### Work required
Provide an exact copy of the data, excluding the images.

§

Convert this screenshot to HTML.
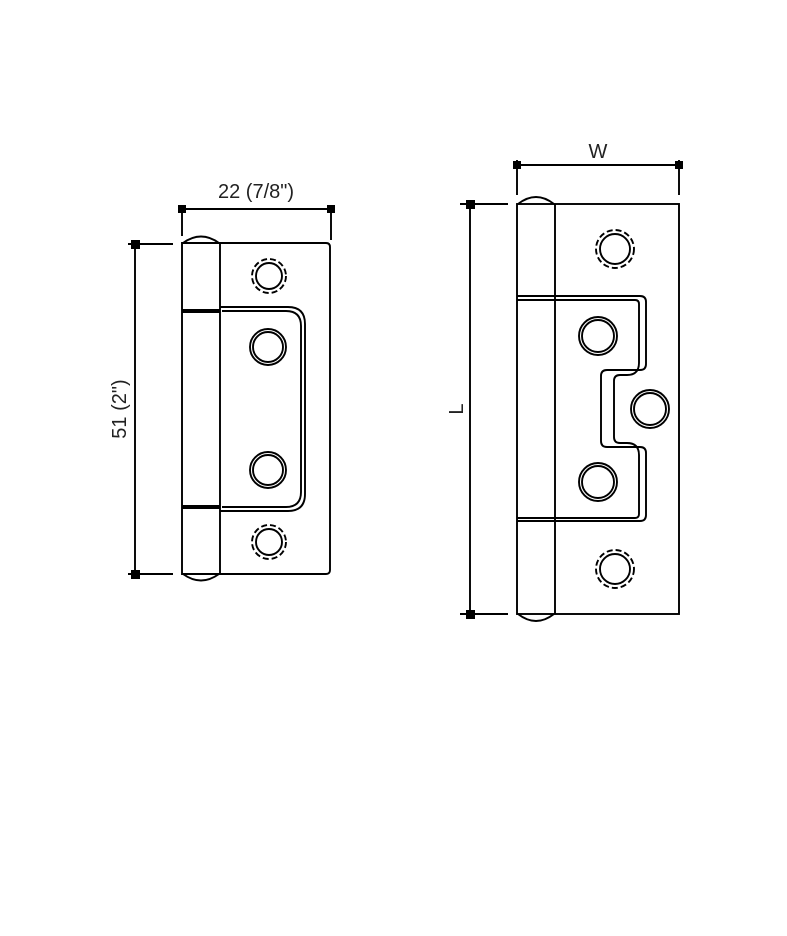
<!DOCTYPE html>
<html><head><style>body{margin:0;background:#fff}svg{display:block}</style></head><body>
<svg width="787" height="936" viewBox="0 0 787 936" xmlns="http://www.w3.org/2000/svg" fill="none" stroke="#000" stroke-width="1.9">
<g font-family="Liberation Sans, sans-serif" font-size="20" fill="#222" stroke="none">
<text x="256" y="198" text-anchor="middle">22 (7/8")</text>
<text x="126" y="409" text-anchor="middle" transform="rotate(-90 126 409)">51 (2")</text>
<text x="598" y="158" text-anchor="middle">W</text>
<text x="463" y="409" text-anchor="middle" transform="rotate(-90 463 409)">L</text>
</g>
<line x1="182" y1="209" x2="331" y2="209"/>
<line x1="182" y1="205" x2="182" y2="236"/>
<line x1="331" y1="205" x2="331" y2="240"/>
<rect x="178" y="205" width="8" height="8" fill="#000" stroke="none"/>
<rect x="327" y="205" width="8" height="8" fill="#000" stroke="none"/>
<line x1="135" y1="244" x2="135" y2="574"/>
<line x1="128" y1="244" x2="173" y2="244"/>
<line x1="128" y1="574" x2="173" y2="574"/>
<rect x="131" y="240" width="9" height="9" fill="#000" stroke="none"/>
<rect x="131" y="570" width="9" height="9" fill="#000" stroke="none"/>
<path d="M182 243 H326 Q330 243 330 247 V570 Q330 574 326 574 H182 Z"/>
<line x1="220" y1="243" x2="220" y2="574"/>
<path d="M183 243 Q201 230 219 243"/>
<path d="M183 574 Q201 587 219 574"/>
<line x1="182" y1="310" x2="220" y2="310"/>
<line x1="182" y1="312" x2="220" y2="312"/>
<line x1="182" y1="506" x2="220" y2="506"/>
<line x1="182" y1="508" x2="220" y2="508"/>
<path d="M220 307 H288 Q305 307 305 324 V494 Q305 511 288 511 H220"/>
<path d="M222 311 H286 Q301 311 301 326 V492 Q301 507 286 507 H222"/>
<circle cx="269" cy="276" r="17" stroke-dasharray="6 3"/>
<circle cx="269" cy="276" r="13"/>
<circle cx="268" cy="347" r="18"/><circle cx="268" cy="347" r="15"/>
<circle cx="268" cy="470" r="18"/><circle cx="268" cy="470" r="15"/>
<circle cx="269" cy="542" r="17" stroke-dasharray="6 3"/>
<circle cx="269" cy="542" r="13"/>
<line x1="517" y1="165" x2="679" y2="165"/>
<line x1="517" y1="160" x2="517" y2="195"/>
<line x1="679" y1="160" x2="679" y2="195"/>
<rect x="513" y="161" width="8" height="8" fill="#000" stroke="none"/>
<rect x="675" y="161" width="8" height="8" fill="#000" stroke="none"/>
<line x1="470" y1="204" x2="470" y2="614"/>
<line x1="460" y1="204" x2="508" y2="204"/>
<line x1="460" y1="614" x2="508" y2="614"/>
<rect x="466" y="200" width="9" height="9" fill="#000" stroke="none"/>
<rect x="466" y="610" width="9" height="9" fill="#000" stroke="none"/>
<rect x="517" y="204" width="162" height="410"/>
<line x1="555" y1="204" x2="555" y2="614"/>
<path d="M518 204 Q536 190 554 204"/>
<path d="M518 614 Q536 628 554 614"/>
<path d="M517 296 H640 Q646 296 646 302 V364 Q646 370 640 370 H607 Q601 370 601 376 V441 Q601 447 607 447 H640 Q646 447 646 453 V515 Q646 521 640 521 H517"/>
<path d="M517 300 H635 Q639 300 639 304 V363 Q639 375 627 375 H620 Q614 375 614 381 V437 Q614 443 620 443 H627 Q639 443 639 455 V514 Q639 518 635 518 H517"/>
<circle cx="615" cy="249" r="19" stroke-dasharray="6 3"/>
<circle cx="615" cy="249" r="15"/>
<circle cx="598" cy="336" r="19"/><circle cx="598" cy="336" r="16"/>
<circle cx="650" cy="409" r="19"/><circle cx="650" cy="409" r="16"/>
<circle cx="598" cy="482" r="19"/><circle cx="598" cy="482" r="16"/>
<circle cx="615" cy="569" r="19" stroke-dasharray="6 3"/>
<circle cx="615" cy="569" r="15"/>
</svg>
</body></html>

§

### Answer for this exercise
Convert this screenshot to HTML.
<!DOCTYPE html>
<html><head><style>body{margin:0;background:#fff}svg{display:block}</style></head><body>
<svg width="787" height="936" viewBox="0 0 787 936" xmlns="http://www.w3.org/2000/svg" fill="none" stroke="#000" stroke-width="1.9">
<g font-family="Liberation Sans, sans-serif" font-size="20" fill="#222" stroke="none">
<text x="256" y="198" text-anchor="middle">22 (7/8")</text>
<text x="126" y="409" text-anchor="middle" transform="rotate(-90 126 409)">51 (2")</text>
<text x="598" y="158" text-anchor="middle">W</text>
<text x="463" y="409" text-anchor="middle" transform="rotate(-90 463 409)">L</text>
</g>
<line x1="182" y1="209" x2="331" y2="209"/>
<line x1="182" y1="205" x2="182" y2="236"/>
<line x1="331" y1="205" x2="331" y2="240"/>
<rect x="178" y="205" width="8" height="8" fill="#000" stroke="none"/>
<rect x="327" y="205" width="8" height="8" fill="#000" stroke="none"/>
<line x1="135" y1="244" x2="135" y2="574"/>
<line x1="128" y1="244" x2="173" y2="244"/>
<line x1="128" y1="574" x2="173" y2="574"/>
<rect x="131" y="240" width="9" height="9" fill="#000" stroke="none"/>
<rect x="131" y="570" width="9" height="9" fill="#000" stroke="none"/>
<path d="M182 243 H326 Q330 243 330 247 V570 Q330 574 326 574 H182 Z"/>
<line x1="220" y1="243" x2="220" y2="574"/>
<path d="M183 243 Q201 230 219 243"/>
<path d="M183 574 Q201 587 219 574"/>
<line x1="182" y1="310" x2="220" y2="310"/>
<line x1="182" y1="312" x2="220" y2="312"/>
<line x1="182" y1="506" x2="220" y2="506"/>
<line x1="182" y1="508" x2="220" y2="508"/>
<path d="M220 307 H288 Q305 307 305 324 V494 Q305 511 288 511 H220"/>
<path d="M222 311 H286 Q301 311 301 326 V492 Q301 507 286 507 H222"/>
<circle cx="269" cy="276" r="17" stroke-dasharray="6 3"/>
<circle cx="269" cy="276" r="13"/>
<circle cx="268" cy="347" r="18"/><circle cx="268" cy="347" r="15"/>
<circle cx="268" cy="470" r="18"/><circle cx="268" cy="470" r="15"/>
<circle cx="269" cy="542" r="17" stroke-dasharray="6 3"/>
<circle cx="269" cy="542" r="13"/>
<line x1="517" y1="165" x2="679" y2="165"/>
<line x1="517" y1="160" x2="517" y2="195"/>
<line x1="679" y1="160" x2="679" y2="195"/>
<rect x="513" y="161" width="8" height="8" fill="#000" stroke="none"/>
<rect x="675" y="161" width="8" height="8" fill="#000" stroke="none"/>
<line x1="470" y1="204" x2="470" y2="614"/>
<line x1="460" y1="204" x2="508" y2="204"/>
<line x1="460" y1="614" x2="508" y2="614"/>
<rect x="466" y="200" width="9" height="9" fill="#000" stroke="none"/>
<rect x="466" y="610" width="9" height="9" fill="#000" stroke="none"/>
<rect x="517" y="204" width="162" height="410"/>
<line x1="555" y1="204" x2="555" y2="614"/>
<path d="M518 204 Q536 190 554 204"/>
<path d="M518 614 Q536 628 554 614"/>
<path d="M517 296 H640 Q646 296 646 302 V364 Q646 370 640 370 H607 Q601 370 601 376 V441 Q601 447 607 447 H640 Q646 447 646 453 V515 Q646 521 640 521 H517"/>
<path d="M517 300 H635 Q639 300 639 304 V363 Q639 375 627 375 H620 Q614 375 614 381 V437 Q614 443 620 443 H627 Q639 443 639 455 V514 Q639 518 635 518 H517"/>
<circle cx="615" cy="249" r="19" stroke-dasharray="6 3"/>
<circle cx="615" cy="249" r="15"/>
<circle cx="598" cy="336" r="19"/><circle cx="598" cy="336" r="16"/>
<circle cx="650" cy="409" r="19"/><circle cx="650" cy="409" r="16"/>
<circle cx="598" cy="482" r="19"/><circle cx="598" cy="482" r="16"/>
<circle cx="615" cy="569" r="19" stroke-dasharray="6 3"/>
<circle cx="615" cy="569" r="15"/>
</svg>
</body></html>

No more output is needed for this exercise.